Global economies were given a boost of optimism overnight as the Dow Jones Industrial Average moved above the 10,000 point market for the first time since October 2008, when it plunged after the onset of the global financial crisis. Local stocks have followed suit after the rise, which was prompted by a number of better-than-expected […]
Patrick Stafford
Patrick Stafford

Global economies were given a boost of optimism overnight as the Dow Jones Industrial Average moved above the 10,000 point market for the first time since October 2008, when it plunged after the onset of the global financial crisis.

Local stocks have followed suit after the rise, which was prompted by a number of better-than-expected corporate results and higher retail sales.

Analysts said the 10,000 point mark is an important milestone for investors, with many now believing the results, alongside optimistic comments from the Federal Reserve and expectations for lower unemployment, could be the beginning of a recovery.

“Dow 10,000 may be largely psychological, but with tremendous levels of cash on the sidelines this may still be a call to action for investors,” Mayflower Advisors managing partner Lawrence Glazer told Reuters.

“It means we’ve come a long ways in a hurry,” Wells Fargo Advisors senior equity market strategist Scott Marcouiller said. “It is a psychological positive, but it’s also a logical spot now for us to take a pause.”

The results were prompted by announcements from JPMorgan Chase & Co and chip manufacturer Intel, with investors now expecting a healthy reporting season.

“Intel and JPMorgan are two major bellwethers, so if the most significant semiconductor company and the most significant bank are blowing out their numbers and guiding higher, that has a positive implication for the entire economy,” Federated Investors chief equity market strategist Philip Orlando told Bloomberg.

The Dow Jones industrial average rose 144.80 points, or 1.47%, to 10,015.86, now 52.9% higher than the 12-year lows in early March.
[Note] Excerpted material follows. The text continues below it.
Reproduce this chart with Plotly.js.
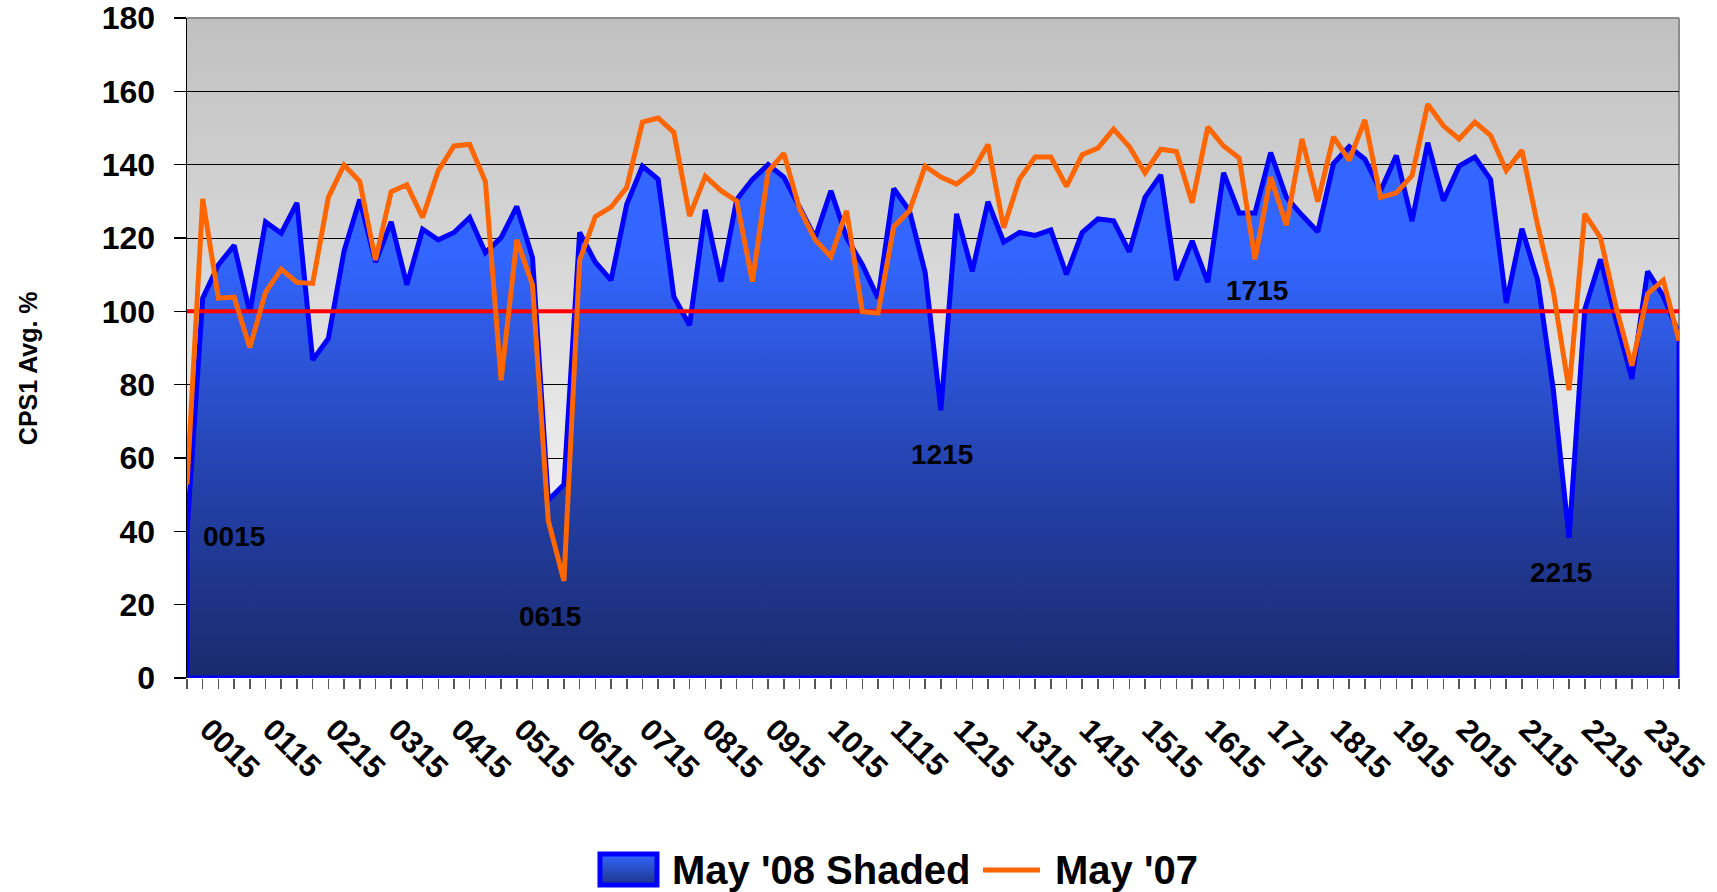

The Standard & Poor’s 500 Index gained 18.83 points, or 1.75%, to 1,092.02, as the Government announced retail sales, except auto purchases, rose for a second consecutive month.
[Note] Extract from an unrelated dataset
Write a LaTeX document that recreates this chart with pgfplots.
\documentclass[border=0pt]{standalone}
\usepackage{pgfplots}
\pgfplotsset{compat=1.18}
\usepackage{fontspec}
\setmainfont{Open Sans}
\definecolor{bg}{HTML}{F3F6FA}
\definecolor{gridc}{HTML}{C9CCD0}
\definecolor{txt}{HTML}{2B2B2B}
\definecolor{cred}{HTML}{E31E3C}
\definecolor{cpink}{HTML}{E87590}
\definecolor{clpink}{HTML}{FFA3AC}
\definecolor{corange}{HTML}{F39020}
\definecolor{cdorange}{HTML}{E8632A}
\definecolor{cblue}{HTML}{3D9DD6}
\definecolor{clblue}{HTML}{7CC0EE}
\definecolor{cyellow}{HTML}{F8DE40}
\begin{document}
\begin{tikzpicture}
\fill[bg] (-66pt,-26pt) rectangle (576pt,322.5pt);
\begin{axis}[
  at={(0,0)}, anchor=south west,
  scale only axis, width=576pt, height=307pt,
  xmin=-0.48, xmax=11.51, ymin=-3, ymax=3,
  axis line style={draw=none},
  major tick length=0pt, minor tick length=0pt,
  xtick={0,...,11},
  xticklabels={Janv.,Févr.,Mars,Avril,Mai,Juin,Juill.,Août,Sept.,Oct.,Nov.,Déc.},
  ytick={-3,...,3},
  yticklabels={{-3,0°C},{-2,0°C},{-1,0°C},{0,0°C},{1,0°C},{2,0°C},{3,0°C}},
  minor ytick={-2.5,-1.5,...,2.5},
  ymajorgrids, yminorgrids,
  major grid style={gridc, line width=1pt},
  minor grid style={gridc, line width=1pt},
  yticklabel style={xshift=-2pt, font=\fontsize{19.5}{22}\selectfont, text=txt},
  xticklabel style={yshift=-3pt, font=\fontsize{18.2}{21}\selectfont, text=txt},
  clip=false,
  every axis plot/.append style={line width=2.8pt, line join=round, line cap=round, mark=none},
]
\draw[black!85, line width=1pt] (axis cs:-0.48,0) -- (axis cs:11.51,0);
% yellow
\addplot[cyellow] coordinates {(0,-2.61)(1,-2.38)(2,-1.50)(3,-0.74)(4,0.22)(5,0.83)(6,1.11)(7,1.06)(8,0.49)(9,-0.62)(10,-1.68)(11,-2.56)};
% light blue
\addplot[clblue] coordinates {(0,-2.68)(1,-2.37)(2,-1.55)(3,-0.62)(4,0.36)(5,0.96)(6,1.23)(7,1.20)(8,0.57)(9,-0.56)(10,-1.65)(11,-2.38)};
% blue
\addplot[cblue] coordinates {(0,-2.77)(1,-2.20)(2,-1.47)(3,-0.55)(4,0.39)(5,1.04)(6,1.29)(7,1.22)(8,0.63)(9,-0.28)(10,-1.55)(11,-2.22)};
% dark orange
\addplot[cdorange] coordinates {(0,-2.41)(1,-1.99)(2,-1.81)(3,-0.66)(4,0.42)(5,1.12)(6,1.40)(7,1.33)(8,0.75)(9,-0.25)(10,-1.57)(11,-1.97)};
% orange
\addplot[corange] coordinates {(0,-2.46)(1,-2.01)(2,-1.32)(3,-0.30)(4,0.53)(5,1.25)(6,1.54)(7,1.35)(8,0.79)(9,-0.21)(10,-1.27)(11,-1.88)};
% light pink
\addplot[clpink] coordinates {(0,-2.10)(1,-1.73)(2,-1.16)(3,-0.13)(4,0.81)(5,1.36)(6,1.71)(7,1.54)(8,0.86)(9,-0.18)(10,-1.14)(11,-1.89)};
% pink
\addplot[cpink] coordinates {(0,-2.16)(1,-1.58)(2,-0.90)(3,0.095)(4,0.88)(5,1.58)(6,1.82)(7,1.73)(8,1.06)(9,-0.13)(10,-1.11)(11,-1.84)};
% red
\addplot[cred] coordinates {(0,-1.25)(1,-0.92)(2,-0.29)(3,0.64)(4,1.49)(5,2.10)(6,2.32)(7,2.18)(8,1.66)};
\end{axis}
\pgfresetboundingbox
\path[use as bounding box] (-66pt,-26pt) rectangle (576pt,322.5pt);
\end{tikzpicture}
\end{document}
Glenn Stevens flags more rate rises

The optimism continued back home, with Reserve Bank of Australia governor Glenn Stevens saying in a speech that interest rates must be moved towards a more normal level.

The announcement comes after the RBA decided last week that the official cash rate should be raised by 25 basis points to 3.25% in a surprising decision that made Australia the first G20 country to raise interest rates since the financial crisis began.

“We have said that, over time, interest rates will need to be adjusted towards a more normal setting as the economy recovers,” Stevens said in a speech, also saying that risks against the economy are now beginning to disappear.

Analysts suggest the comments indicate a further rate rise next month, with more to come during the first six months of 2010.

His comments come as the Melbourne Institute revealed inflationary expectations remain unchanged during October at 3.5%, with a consistent 17% expecting inflation to remain within the RBA’s target 2-3%.

“These figures are consistent with the trend of relatively positive economic data observed in the last couple of months,” Melbourne Institute research fellow Dr Sam Tsiaplias said in a statement.

The Australian sharemarket opened higher after the gains in the US with investors now optimistic about the future of the global economy. The benchmark S&P/ASX200 index was up 50.3 points or 1.04% to 4881.4 at 12.00 AEST, while the Australian dollar remained steady at US91c.

ANZ shares gained 1.2% to $25.09, as Commonwealth Bank shares gained 1.6% to $55.84. NAB shares gained 0.4% as Westpac rose 1.3% to $27.16.

Commonwealth Bank to pay extra taxes

The Commonwealth Bank has said it will have to pay taxes of about $210 million following a court decision in New Zealand, with the move possibly lowering its Tier 1 capital by six basis points.

The bank says it is not reviewing its position after the court ruled that Westpac had undertaken structured finance transactions in an attempt to avoid tax. ANZ said it is also reviewing the ruling.

The Bank of Queensland has announced a 2008-09 net profit increase of 2% to $141.1 million from the $138.7 million recorded during the previous financial year, but expects more damage from bad debts.

“Competition is fierce and while smaller financial service providers like BOQ are operating on an uneven playing field, compared to the majors, BOQ remains a real alternative to the major banks,” managing director David Liddy said in a statement.

“We expect bad debts to peak in the coming financial year, but we have increased our general reserve for credit losses to account for this and our losses to date are still tracking well below our larger competitors.”

Adultshop knocks back Sexyland offer

Erotic retailer adultshop.com has knocked back a $7.9 million takeover bid from adult chain Sexyland claiming it undervalues the company’s assets.

Adultshop managing director Malcolm Day told The Australian the offer was not high enough regarding their own shares, but no decision on behalf of other shareholders has been made.

The board has advised its shareholders to take no action until the company has sent out a statement, while Sexyland is urging Adultshop shareholders to take up entitlements in the company’s rights issue to prevent the directors from gaining a shareholding of over 50%.